A spiritual soul versus and unspiritual soul

Recently, while googling a few key search words, I found an article written by a person of whom I am familiar and have had contact with. This person, I had thought, was a proponent of our people, culture, and history. After scanning this article, I had largely changed my opinion of him.

Of course, you can't really judge a person by something that they might have written or typed at one particular time. Sometimes someone can go in a direction, and it might be misinterpreted. An individual may hold a certain principle that might, depending on the circumstances, be open to interpretation. However, this article made it quite clear, over and over, of what he believed.

He was pleased that our ancestral homeland was accepting massive third-world immigration from 152 different countries, with no end in sight.
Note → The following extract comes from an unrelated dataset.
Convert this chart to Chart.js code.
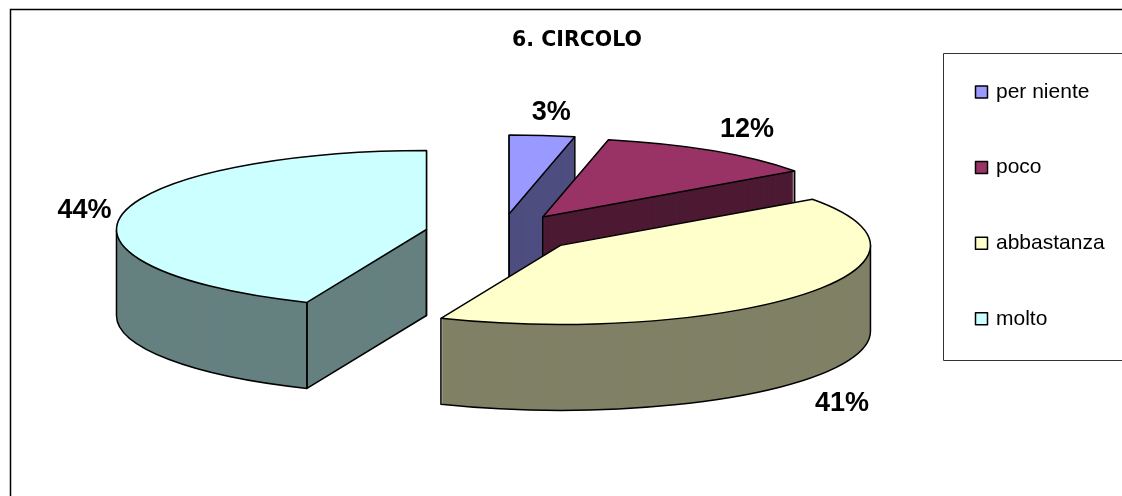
<!DOCTYPE html>
<html>
<head>
<meta charset="utf-8">
<style>html,body{margin:0;padding:0;background:#fff}canvas{display:block}</style>
<script src="https://cdn.jsdelivr.net/npm/chart.js@4"></script>
</head>
<body>
<canvas id="c" width="1122" height="496"></canvas>
<script>
const titleText = '6. CIRCOLO';
const categories = ['per niente', 'poco', 'abbastanza', 'molto'];
const values = [3.4, 11.7, 41.2, 43.7];
const topColors = ['#9999ff', '#993366', '#ffffcc', '#ccffff'];
const sideColors = ['#4d4d80', '#4d1a33', '#808066', '#668080'];

const SQUASH = 0.255, EXPLODE = 76, DEPTH = 86, RADIUS = 310;
const paintOrder = [0, 1, 3, 2];
const labelNudge = [[9, -23], [34, -21], [39, 109], [-38, -3]];
const LINE = '#000';

function geom(arc) {
  const mid = (arc.startAngle + arc.endAngle) / 2;
  return {
    ax: arc.x + Math.cos(mid) * EXPLODE,
    ay: arc.y + Math.sin(mid) * EXPLODE * SQUASH,
    dx: Math.cos(mid) * EXPLODE,
    dy: Math.sin(mid) * EXPLODE,
    mid, rx: arc.outerRadius, ry: arc.outerRadius * SQUASH,
    s: arc.startAngle, e: arc.endAngle
  };
}
function sector(ctx, g, d) {
  ctx.beginPath();
  ctx.moveTo(g.ax, g.ay + d);
  ctx.ellipse(g.ax, g.ay + d, g.rx, g.ry, 0, g.s, g.e);
  ctx.closePath();
}
function rimPoint(g, a) {
  return [g.ax + Math.cos(a) * g.rx, g.ay + Math.sin(a) * g.ry];
}
function strokeWall(ctx, g, a) {
  const p = rimPoint(g, a);
  ctx.beginPath();
  ctx.moveTo(g.ax, g.ay);
  ctx.lineTo(g.ax, g.ay + DEPTH);
  ctx.lineTo(p[0], p[1] + DEPTH);
  ctx.lineTo(p[0], p[1]);
  ctx.stroke();
}

const pie3d = {
  id: 'pie3d',
  beforeDraw(chart) {
    const ctx = chart.ctx;
    ctx.fillStyle = '#fff';
    ctx.fillRect(0, 0, chart.width, chart.height);
    ctx.strokeStyle = LINE;
    ctx.lineWidth = 1.5;
    ctx.beginPath();
    ctx.moveTo(10.5, chart.height);
    ctx.lineTo(10.5, 9.5);
    ctx.lineTo(chart.width, 9.5);
    ctx.stroke();
  },
  afterLayout(chart) {
    const t = chart.titleBlock;
    t.left += 76; t.right += 76;
  },
  beforeDatasetDraw(chart, args) {
    const ctx = chart.ctx;
    const arcs = args.meta.data;
    ctx.lineJoin = 'round';
    paintOrder.forEach(i => {
      const arc = arcs[i], g = geom(arc);
      ctx.fillStyle = sideColors[i];
      for (let d = DEPTH; d >= 1; d--) { sector(ctx, g, d); ctx.fill(); }
      ctx.strokeStyle = LINE;
      ctx.lineWidth = 1.5;
      const fs = Math.max(g.s, 0), fe = Math.min(g.e, Math.PI);
      if (fs < fe) {
        const a = rimPoint(g, fs), b = rimPoint(g, fe);
        ctx.beginPath();
        ctx.moveTo(a[0], a[1]);
        ctx.lineTo(a[0], a[1] + DEPTH);
        ctx.ellipse(g.ax, g.ay + DEPTH, g.rx, g.ry, 0, fs, fe);
        ctx.lineTo(b[0], b[1]);
        ctx.stroke();
      }
      if (Math.cos(g.s) < 1e-6) strokeWall(ctx, g, g.s);
      if (Math.cos(g.e) > -1e-6) strokeWall(ctx, g, g.e);
      ctx.save();
      ctx.translate(arc.x, arc.y);
      ctx.scale(1, SQUASH);
      ctx.translate(-arc.x + g.dx, -arc.y + g.dy);
      arc.draw(ctx);
      ctx.restore();
      sector(ctx, g, 0);
      ctx.strokeStyle = LINE;
      ctx.lineWidth = 1.5;
      ctx.stroke();
    });
    return false;
  },
  afterDraw(chart) {
    const ctx = chart.ctx, arcs = chart.getDatasetMeta(0).data;
    ctx.fillStyle = '#000';
    ctx.font = 'bold 27px "Liberation Sans"';
    ctx.textAlign = 'center';
    ctx.textBaseline = 'middle';
    arcs.forEach((arc, i) => {
      const g = geom(arc), p = rimPoint(g, g.mid);
      ctx.fillText(Math.round(values[i]) + '%', p[0] + labelNudge[i][0], p[1] + labelNudge[i][1]);
    });
    ctx.strokeStyle = '#333';
    ctx.lineWidth = 1;
    ctx.beginPath();
    ctx.moveTo(chart.width, 53.5);
    ctx.lineTo(943.5, 53.5);
    ctx.lineTo(943.5, 360.5);
    ctx.lineTo(chart.width, 360.5);
    ctx.stroke();
    ctx.font = '21px "Liberation Sans"';
    ctx.textAlign = 'left';
    categories.forEach((name, i) => {
      const y = 92 + i * 75.6;
      ctx.fillStyle = topColors[i];
      ctx.fillRect(975.5, y - 6, 12, 12);
      ctx.strokeStyle = '#000';
      ctx.lineWidth = 1.5;
      ctx.strokeRect(975.5, y - 6, 12, 12);
      ctx.fillStyle = '#000';
      ctx.fillText(name, 996, y);
    });
  }
};

new Chart(document.getElementById('c'), {
  type: 'pie',
  data: {
    labels: categories,
    datasets: [{
      data: values,
      backgroundColor: topColors,
      borderWidth: 0,
      radius: RADIUS
    }]
  },
  options: {
    responsive: false,
    animation: false,
    layout: { padding: { left: 0, right: 120, top: 0, bottom: 82 } },
    plugins: {
      legend: { display: false },
      tooltip: { enabled: false },
      title: {
        display: true,
        text: titleText,
        color: '#000',
        font: { family: '"DejaVu Sans"', size: 20.5, weight: 'bold', lineHeight: 1.2 },
        padding: { top: 28, bottom: 0 }
      }
    }
  },
  plugins: [pie3d]
});
</script>
</body>
</html>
He was also upset that they weren't being treated well enough. Okay, that was enough of a mouthful, but it wasn't really what bothered me about this article. This person displayed some characteristics of a self-hating person. Every race or ethnic group has some self-hating people. In this case, I am referring to his assessment of what he referred to as the Italian experience in the United States, and he is not American. He believes that there is little difference between any culture within the Italian peninsula, and that Italians were an entirely downtrodden people in the United States, which basically led him to the brilliant conclusion that Italians in Italy have absolutely no right to oppose the new immigrants. He called it a crime against human history, or something of the like.

First of all, he's got everything wrong. I would like to react to him directly, however once I had done this via e-mail, to another person, and I later regretted it. First off, many European immigrant groups did a lot of pushing. They were aggressive people, just like the earlier pioneers, colonists, and settlers had been. Sometimes it was a class struggle, sometimes labor, sometimes xenophobia, sometimes religion, and sometimes it was just a reaction to large scale immigration to already heavily populated urban areas. The Irish immigrants often had it much worse than those who didn't speak English upon arrival. There's a lot to be said about his time period, and I could look further into the dynamics of it, but I don't want to now.
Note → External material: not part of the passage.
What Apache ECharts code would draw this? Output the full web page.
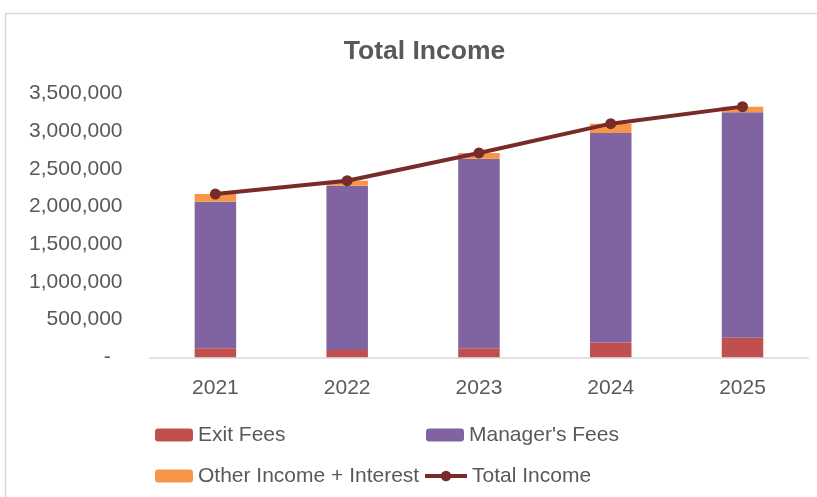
<!DOCTYPE html>
<html>
<head>
<meta charset="utf-8">
<script src="https://cdn.jsdelivr.net/npm/echarts@6/dist/echarts.min.js"></script>
<style>
html,body{margin:0;padding:0;background:#fff;}
#c{width:817px;height:497px;}
</style>
</head>
<body>
<div id="c"></div>
<script>
var categories = ['2021', '2022', '2023', '2024', '2025'];
var exitFees = [120000, 97000, 120000, 195000, 261000];
var managersFees = [1944000, 2180000, 2516000, 2783000, 2990000];
var otherIncome = [103000, 67000, 76000, 123000, 76000];
var totalIncome = [2167000, 2344000, 2712000, 3101000, 3327000];
var yTicks = [0, 500000, 1000000, 1500000, 2000000, 2500000, 3000000, 3500000];

var txt = '#595959';
var axisFont = "'Liberation Sans', Arial, sans-serif";
var chart = echarts.init(document.getElementById('c'), null, {renderer: 'canvas'});
var legendBase = {
  orient: 'horizontal', padding: 0, itemWidth: 38, itemHeight: 13,
  textStyle: {color: txt, fontSize: 21, fontFamily: axisFont, lineHeight: 20}
};
chart.setOption({
  animation: false,
  backgroundColor: '#fff',
  graphic: [{
    type: 'rect', silent: true,
    shape: {x: 5.5, y: 13.5, width: 900, height: 600},
    style: {fill: 'none', stroke: '#d9d9d9', lineWidth: 1.5}
  }],
  title: {
    text: 'Total Income', left: 419.5, top: 33, textAlign: 'center',
    textStyle: {fontSize: 26.5, fontWeight: 'bold', color: txt, fontFamily: axisFont}
  },
  legend: [
    Object.assign({}, legendBase, {left: 155, top: 424.5, data: ['Exit Fees']}),
    Object.assign({}, legendBase, {left: 426, top: 424.5, data: ["Manager's Fees"]}),
    Object.assign({}, legendBase, {left: 155, top: 465.5, data: ['Other Income + Interest']}),
    Object.assign({}, legendBase, {left: 423, top: 465.5, itemWidth: 42, itemHeight: 13,
      lineStyle: {width: 4, color: '#772c2a'}, data: ['Total Income']})
  ],
  grid: {left: 149.5, right: 8.6, top: 93.6, bottom: 497 - 357.3, containLabel: false},
  xAxis: {
    type: 'category', data: categories,
    axisLine: {show: true, lineStyle: {color: '#d9d9d9', width: 1.5}},
    axisTick: {show: false},
    axisLabel: {color: txt, fontSize: 21, fontFamily: axisFont, margin: 20}
  },
  yAxis: {
    type: 'value', min: yTicks[0], max: yTicks[yTicks.length - 1], interval: yTicks[1] - yTicks[0],
    axisLine: {show: false}, axisTick: {show: false}, splitLine: {show: false},
    axisLabel: {
      color: txt, fontSize: 21, fontFamily: axisFont, margin: 27,
      formatter: function (v) { return v === 0 ? '-  ' : v.toLocaleString('en-US'); }
    }
  },
  series: [
    {name: 'Exit Fees', type: 'bar', stack: 'inc', data: exitFees, barCategoryGap: '68.5%', itemStyle: {color: '#c0504d'}},
    {name: "Manager's Fees", type: 'bar', stack: 'inc', data: managersFees, itemStyle: {color: '#8064a2'}},
    {name: 'Other Income + Interest', type: 'bar', stack: 'inc', data: otherIncome, itemStyle: {color: '#f79646'}},
    {name: 'Total Income', type: 'line', data: totalIncome, symbol: 'circle', symbolSize: 11,
      lineStyle: {color: '#772c2a', width: 4}, itemStyle: {color: '#772c2a'}, z: 5}
  ]
});
</script>
</body>
</html>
The 1999 HBO movie 'Vendetta' gave, I think, somewhat of a realistic look at probably the more negative aspects of this subject. Personally, I think the labor issue played the predominant role as far as bigotry, rather than religion or ethnicity. Louisiana was already largely Catholic then. Even black laborers opposed what was then large scale immigration. It should be noted that those New Orleans Italians were overwhelmingly Sicilian then, and today their descendants have merged with the French, Irish, Anglo-Saxons, etc. of that time, and are fully part of what might be called the "whites undifferentiated" majority of that state. Also, "national groups" of any background, were frowned upon in the historical South. In other words, the Protestant majority didn't want to see any "German club" or "Irish society." They wanted "American only," which meant "whites undifferentiated" for the most part.
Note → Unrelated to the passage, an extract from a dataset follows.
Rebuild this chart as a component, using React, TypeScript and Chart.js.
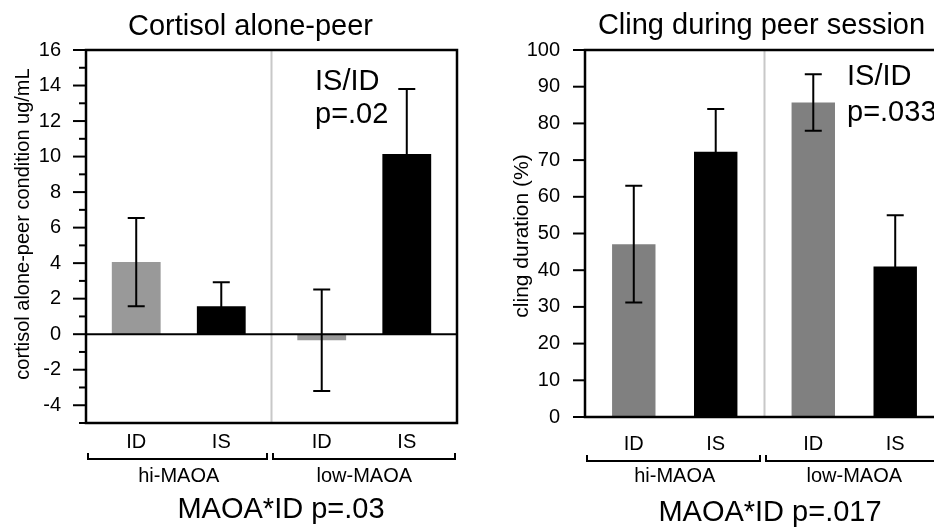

The reason that this issue is being posted here, when it doesn't specifically have to do with our Lombardian heritage, is because this man IS of our heritage and has portrayed himself as a proponent of it. I simply cannot state his name now, in order to avoid damaging an already fragile cross-Atlantic communication with our kindred in Lombardy. 'Vendetta' also portrayed the Sicilian immigrants as being extremely industrious, as well as hard-working. Having grown up partly in what was still a largely "white ethnic San Francisco," with populations of second and third generation people whose grandparents and parents were from many different parts of Europe, I can say that white-on-white bigotry was very small for those assimilated into American society. However, with aggressive people from different backgrounds clashing and competing, even if they were white (back then), some very short-lived tensions could occur, which shouldn't be of any surprise.

There's much more I could look at, but I think I should stop there on that issue. There are legitimate grievances, and there are unreasonable sob stories. Everyone, every person, gets treated like crap at different times in their lives. However, nobody needs to rewrite history because of a bad experience or due to something that they perceive to be true like the person in question who sadly is... one of us. The same people who didn't want anyone in America unless they spoke English and were Protestant, which would not have included our people, are the same people who today adopt Haitian children and support the gay movement. All we should demand is that anyone who associates with us be a real proponent of OUR people. Some of our people might be Protestant, or gay, to use the examples that I just referred to. We're a folk family, period.

One "online friend" of mine is a woman from Wisconsin. I'm not sure if she was born in Sicily or Wisconsin. In any case, she grew up and lives in Wisconsin, the same area that my family came from. She is in her early fifties, a tall slender brunette, classy, a very attractive intelligent woman. She's very Wisconsin, but is proud of her roots, and interestingly is from a family who has maintained very close contact with relatives in Sicily. She has gone back there her entire life. I tend to believe in the "Israel homeland concept," by which a person can live in countries like the United States, Argentina, Australia, etc., while still holding onto their heritage. In other words, they have both their country and their "ancestral homeland" in a spiritual sense.

After I was so turned off by the earlier mentioned person's dark outlook and awful critical thinking ability for a short time, I thought of this woman and it gave me a brighter outlook. Her healthy spirituality, world view, and "can-do" attitude made this man look so small in my eyes. He's basically a bigot who wants to call others by that name. Although I may not be able to react to him like I might like, I feel more at ease that there are bright people like her to offset his bleak outlook.